SUPPLIED MATERIAL -

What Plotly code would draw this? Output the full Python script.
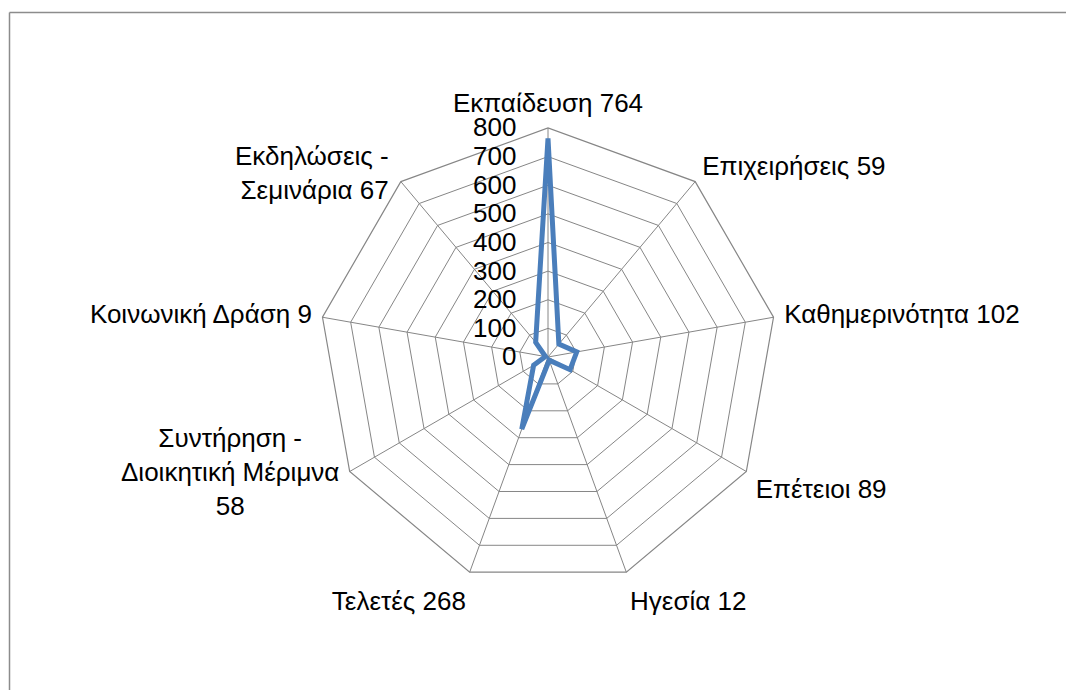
import plotly.graph_objects as go

W, H = 1074, 690
OFF = 8  # page body margin
GRID = "#868686"
LINE = "#4A7EBB"
FONT = "Liberation Sans, Arial, sans-serif"

categories = [
    "Εκπαίδευση 764",
    "Επιχειρήσεις 59",
    "Καθημερινότητα 102",
    "Επέτειοι 89",
    "Ηγεσία 12",
    "Τελετές 268",
    "Συντήρηση - Διοικητική Μέριμνα 58",
    "Κοινωνική Δράση 9",
    "Εκδηλώσεις - Σεμινάρια 67",
]
values = [764, 59, 102, 89, 12, 268, 58, 9, 67]
radial_ticks = [0, 100, 200, 300, 400, 500, 600, 700, 800]

# wrapped labels are drawn as annotations so they sit centred on their spoke
wrapped = {
    "Συντήρηση - Διοικητική Μέριμνα 58": "Συντήρηση -<br>Διοικητική Μέριμνα<br>58",
    "Εκδηλώσεις - Σεμινάρια 67": "Εκδηλώσεις -<br>Σεμινάρια 67",
}
ticktext = ["" if c in wrapped else c for c in categories]

# centre and radius in pixels
cx, cy, rad = 548 - OFF, 357 - OFF, 229

fig = go.Figure(go.Scatterpolar(
    r=values + [values[0]],
    theta=categories + [categories[0]],
    mode="lines",
    line=dict(color=LINE, width=5),
    showlegend=False,
    hoverinfo="skip",
))

fig.update_layout(
    width=W, height=H,
    paper_bgcolor="white",
    margin=dict(t=0, b=0, l=0, r=0),
    font=dict(family=FONT, size=26, color="black"),
    polar=dict(
        domain=dict(x=[(cx - rad) / W, (cx + rad) / W],
                    y=[1 - (cy + rad) / H, 1 - (cy - rad) / H]),
        bgcolor="white",
        gridshape="linear",
        angularaxis=dict(
            direction="clockwise", rotation=90,
            tickmode="array", tickvals=categories, ticktext=ticktext,
            showline=True, linecolor=GRID, linewidth=1.2,
            showgrid=True, gridcolor=GRID, gridwidth=1.2,
            ticks="outside", ticklen=5, tickcolor="rgba(0,0,0,0)",
            tickfont=dict(size=26),
        ),
        radialaxis=dict(
            range=[0, 800], tickvals=radial_ticks, angle=90,
            side="counterclockwise",
            showline=False, showgrid=True, gridcolor=GRID, gridwidth=1.2,
            ticks="outside", ticklen=22, tickcolor="rgba(0,0,0,0)",
            tickfont=dict(size=26), tickangle=90,
        ),
    ),
    annotations=[
        dict(text=wrapped["Εκδηλώσεις - Σεμινάρια 67"], xref="paper", yref="paper",
             x=(391 - OFF) / W, y=1 - (173 - OFF) / H, xanchor="right", yanchor="middle",
             align="right", showarrow=False, font=dict(size=26)),
        dict(text=wrapped["Συντήρηση - Διοικητική Μέριμνα 58"], xref="paper", yref="paper",
             x=(341 - OFF) / W, y=1 - (472 - OFF) / H, xanchor="right", yanchor="middle",
             align="center", showarrow=False, font=dict(size=26)),
    ],
    shapes=[
        dict(type="line", xref="paper", yref="paper",
             x0=(9.5 - OFF) / W, y0=1 - (12.5 - OFF) / H, x1=1.02, y1=1 - (12.5 - OFF) / H,
             line=dict(color="#8C8C8C", width=1.5)),
        dict(type="line", xref="paper", yref="paper",
             x0=(9.5 - OFF) / W, y0=1 - (12.5 - OFF) / H, x1=(9.5 - OFF) / W, y1=-0.02,
             line=dict(color="#8C8C8C", width=1.5)),
    ],
)

fig.write_html("out.html")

WHAT YOU SHOULD DO - Drop the images and repeat the data exactly.

FINAL RESULT -
What Plotly code would draw this? Output the full Python script.
import plotly.graph_objects as go

W, H = 1074, 690
OFF = 8  # page body margin
GRID = "#868686"
LINE = "#4A7EBB"
FONT = "Liberation Sans, Arial, sans-serif"

categories = [
    "Εκπαίδευση 764",
    "Επιχειρήσεις 59",
    "Καθημερινότητα 102",
    "Επέτειοι 89",
    "Ηγεσία 12",
    "Τελετές 268",
    "Συντήρηση - Διοικητική Μέριμνα 58",
    "Κοινωνική Δράση 9",
    "Εκδηλώσεις - Σεμινάρια 67",
]
values = [764, 59, 102, 89, 12, 268, 58, 9, 67]
radial_ticks = [0, 100, 200, 300, 400, 500, 600, 700, 800]

# wrapped labels are drawn as annotations so they sit centred on their spoke
wrapped = {
    "Συντήρηση - Διοικητική Μέριμνα 58": "Συντήρηση -<br>Διοικητική Μέριμνα<br>58",
    "Εκδηλώσεις - Σεμινάρια 67": "Εκδηλώσεις -<br>Σεμινάρια 67",
}
ticktext = ["" if c in wrapped else c for c in categories]

# centre and radius in pixels
cx, cy, rad = 548 - OFF, 357 - OFF, 229

fig = go.Figure(go.Scatterpolar(
    r=values + [values[0]],
    theta=categories + [categories[0]],
    mode="lines",
    line=dict(color=LINE, width=5),
    showlegend=False,
    hoverinfo="skip",
))

fig.update_layout(
    width=W, height=H,
    paper_bgcolor="white",
    margin=dict(t=0, b=0, l=0, r=0),
    font=dict(family=FONT, size=26, color="black"),
    polar=dict(
        domain=dict(x=[(cx - rad) / W, (cx + rad) / W],
                    y=[1 - (cy + rad) / H, 1 - (cy - rad) / H]),
        bgcolor="white",
        gridshape="linear",
        angularaxis=dict(
            direction="clockwise", rotation=90,
            tickmode="array", tickvals=categories, ticktext=ticktext,
            showline=True, linecolor=GRID, linewidth=1.2,
            showgrid=True, gridcolor=GRID, gridwidth=1.2,
            ticks="outside", ticklen=5, tickcolor="rgba(0,0,0,0)",
            tickfont=dict(size=26),
        ),
        radialaxis=dict(
            range=[0, 800], tickvals=radial_ticks, angle=90,
            side="counterclockwise",
            showline=False, showgrid=True, gridcolor=GRID, gridwidth=1.2,
            ticks="outside", ticklen=22, tickcolor="rgba(0,0,0,0)",
            tickfont=dict(size=26), tickangle=90,
        ),
    ),
    annotations=[
        dict(text=wrapped["Εκδηλώσεις - Σεμινάρια 67"], xref="paper", yref="paper",
             x=(391 - OFF) / W, y=1 - (173 - OFF) / H, xanchor="right", yanchor="middle",
             align="right", showarrow=False, font=dict(size=26)),
        dict(text=wrapped["Συντήρηση - Διοικητική Μέριμνα 58"], xref="paper", yref="paper",
             x=(341 - OFF) / W, y=1 - (472 - OFF) / H, xanchor="right", yanchor="middle",
             align="center", showarrow=False, font=dict(size=26)),
    ],
    shapes=[
        dict(type="line", xref="paper", yref="paper",
             x0=(9.5 - OFF) / W, y0=1 - (12.5 - OFF) / H, x1=1.02, y1=1 - (12.5 - OFF) / H,
             line=dict(color="#8C8C8C", width=1.5)),
        dict(type="line", xref="paper", yref="paper",
             x0=(9.5 - OFF) / W, y0=1 - (12.5 - OFF) / H, x1=(9.5 - OFF) / W, y1=-0.02,
             line=dict(color="#8C8C8C", width=1.5)),
    ],
)

fig.write_html("out.html")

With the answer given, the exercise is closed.